#### GIVEN INSTRUCTION:
Within the entries below, find the portion that opens with the line containing "Give me the TikZ source for this diagram." and closes with the line containing "width=72pt, minimum height=88pt]". Retype that portion exactly and only.

#### ENTRIES:
------

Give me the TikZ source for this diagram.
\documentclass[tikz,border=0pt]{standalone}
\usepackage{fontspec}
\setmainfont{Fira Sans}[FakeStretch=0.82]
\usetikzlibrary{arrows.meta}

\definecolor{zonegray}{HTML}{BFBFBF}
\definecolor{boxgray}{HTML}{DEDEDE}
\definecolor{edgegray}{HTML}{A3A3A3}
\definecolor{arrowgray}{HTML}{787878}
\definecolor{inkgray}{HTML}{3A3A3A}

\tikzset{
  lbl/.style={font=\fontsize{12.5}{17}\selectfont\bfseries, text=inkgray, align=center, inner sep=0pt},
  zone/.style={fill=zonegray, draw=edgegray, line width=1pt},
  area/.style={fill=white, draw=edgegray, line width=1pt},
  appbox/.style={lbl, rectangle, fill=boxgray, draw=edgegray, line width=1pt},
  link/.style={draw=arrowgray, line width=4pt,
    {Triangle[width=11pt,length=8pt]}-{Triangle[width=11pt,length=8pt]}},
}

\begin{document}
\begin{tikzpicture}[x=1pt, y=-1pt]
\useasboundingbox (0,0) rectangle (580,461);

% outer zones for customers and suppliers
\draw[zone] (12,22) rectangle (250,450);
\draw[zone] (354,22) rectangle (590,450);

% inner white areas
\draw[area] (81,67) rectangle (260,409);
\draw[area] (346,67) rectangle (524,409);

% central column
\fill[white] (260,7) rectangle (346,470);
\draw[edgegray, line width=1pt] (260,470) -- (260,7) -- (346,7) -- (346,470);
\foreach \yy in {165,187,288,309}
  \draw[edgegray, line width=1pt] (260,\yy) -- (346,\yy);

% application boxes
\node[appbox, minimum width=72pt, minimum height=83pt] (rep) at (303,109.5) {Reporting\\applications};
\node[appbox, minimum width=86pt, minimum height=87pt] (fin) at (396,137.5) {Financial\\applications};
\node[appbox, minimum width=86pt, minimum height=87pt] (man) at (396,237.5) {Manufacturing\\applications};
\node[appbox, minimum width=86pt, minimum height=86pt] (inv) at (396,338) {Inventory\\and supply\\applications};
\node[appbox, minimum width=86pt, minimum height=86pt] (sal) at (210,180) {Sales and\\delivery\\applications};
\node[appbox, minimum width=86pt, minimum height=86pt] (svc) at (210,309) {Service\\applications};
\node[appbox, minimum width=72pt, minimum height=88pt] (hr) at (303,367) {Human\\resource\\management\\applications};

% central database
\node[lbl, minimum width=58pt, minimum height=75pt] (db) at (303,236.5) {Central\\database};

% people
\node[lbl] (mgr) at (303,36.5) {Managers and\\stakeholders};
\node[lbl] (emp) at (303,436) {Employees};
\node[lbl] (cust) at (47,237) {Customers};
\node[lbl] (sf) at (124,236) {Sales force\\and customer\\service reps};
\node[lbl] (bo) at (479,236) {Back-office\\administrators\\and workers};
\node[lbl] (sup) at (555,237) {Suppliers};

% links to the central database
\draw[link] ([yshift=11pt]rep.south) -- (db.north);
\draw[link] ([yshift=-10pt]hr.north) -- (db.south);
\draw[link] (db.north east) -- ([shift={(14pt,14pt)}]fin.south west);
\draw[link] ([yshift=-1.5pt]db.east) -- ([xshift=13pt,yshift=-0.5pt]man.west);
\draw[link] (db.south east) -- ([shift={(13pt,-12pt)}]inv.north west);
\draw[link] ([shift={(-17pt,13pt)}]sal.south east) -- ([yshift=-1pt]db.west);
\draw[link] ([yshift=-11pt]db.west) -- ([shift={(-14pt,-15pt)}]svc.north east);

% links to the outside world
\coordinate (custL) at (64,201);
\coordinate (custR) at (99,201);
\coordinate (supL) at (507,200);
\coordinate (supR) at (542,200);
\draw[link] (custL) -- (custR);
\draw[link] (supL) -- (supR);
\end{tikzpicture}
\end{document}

------

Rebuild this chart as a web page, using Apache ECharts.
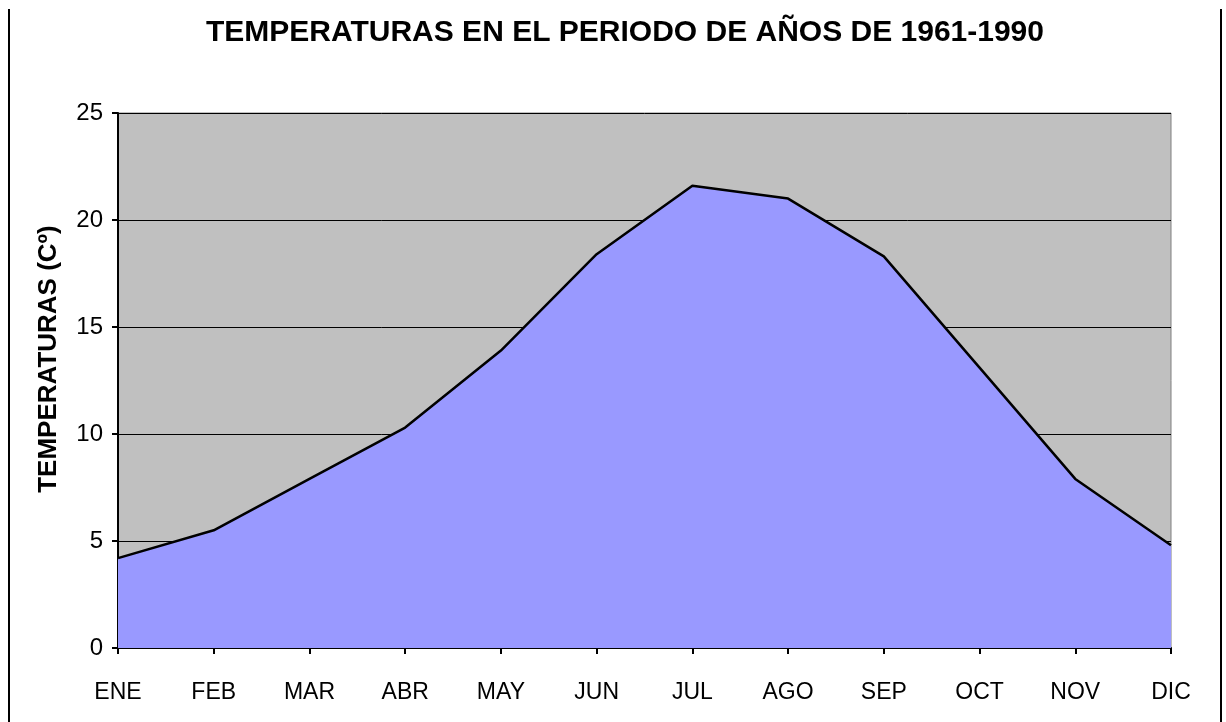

------

#### RIGHT ANSWER:
Give me the TikZ source for this diagram.
\documentclass[tikz,border=0pt]{standalone}
\usepackage{fontspec}
\setmainfont{Fira Sans}[FakeStretch=0.82]
\usetikzlibrary{arrows.meta}

\definecolor{zonegray}{HTML}{BFBFBF}
\definecolor{boxgray}{HTML}{DEDEDE}
\definecolor{edgegray}{HTML}{A3A3A3}
\definecolor{arrowgray}{HTML}{787878}
\definecolor{inkgray}{HTML}{3A3A3A}

\tikzset{
  lbl/.style={font=\fontsize{12.5}{17}\selectfont\bfseries, text=inkgray, align=center, inner sep=0pt},
  zone/.style={fill=zonegray, draw=edgegray, line width=1pt},
  area/.style={fill=white, draw=edgegray, line width=1pt},
  appbox/.style={lbl, rectangle, fill=boxgray, draw=edgegray, line width=1pt},
  link/.style={draw=arrowgray, line width=4pt,
    {Triangle[width=11pt,length=8pt]}-{Triangle[width=11pt,length=8pt]}},
}

\begin{document}
\begin{tikzpicture}[x=1pt, y=-1pt]
\useasboundingbox (0,0) rectangle (580,461);

% outer zones for customers and suppliers
\draw[zone] (12,22) rectangle (250,450);
\draw[zone] (354,22) rectangle (590,450);

% inner white areas
\draw[area] (81,67) rectangle (260,409);
\draw[area] (346,67) rectangle (524,409);

% central column
\fill[white] (260,7) rectangle (346,470);
\draw[edgegray, line width=1pt] (260,470) -- (260,7) -- (346,7) -- (346,470);
\foreach \yy in {165,187,288,309}
  \draw[edgegray, line width=1pt] (260,\yy) -- (346,\yy);

% application boxes
\node[appbox, minimum width=72pt, minimum height=83pt] (rep) at (303,109.5) {Reporting\\applications};
\node[appbox, minimum width=86pt, minimum height=87pt] (fin) at (396,137.5) {Financial\\applications};
\node[appbox, minimum width=86pt, minimum height=87pt] (man) at (396,237.5) {Manufacturing\\applications};
\node[appbox, minimum width=86pt, minimum height=86pt] (inv) at (396,338) {Inventory\\and supply\\applications};
\node[appbox, minimum width=86pt, minimum height=86pt] (sal) at (210,180) {Sales and\\delivery\\applications};
\node[appbox, minimum width=86pt, minimum height=86pt] (svc) at (210,309) {Service\\applications};
\node[appbox, minimum width=72pt, minimum height=88pt] (hr) at (303,367) {Human\\resource\\management\\applications};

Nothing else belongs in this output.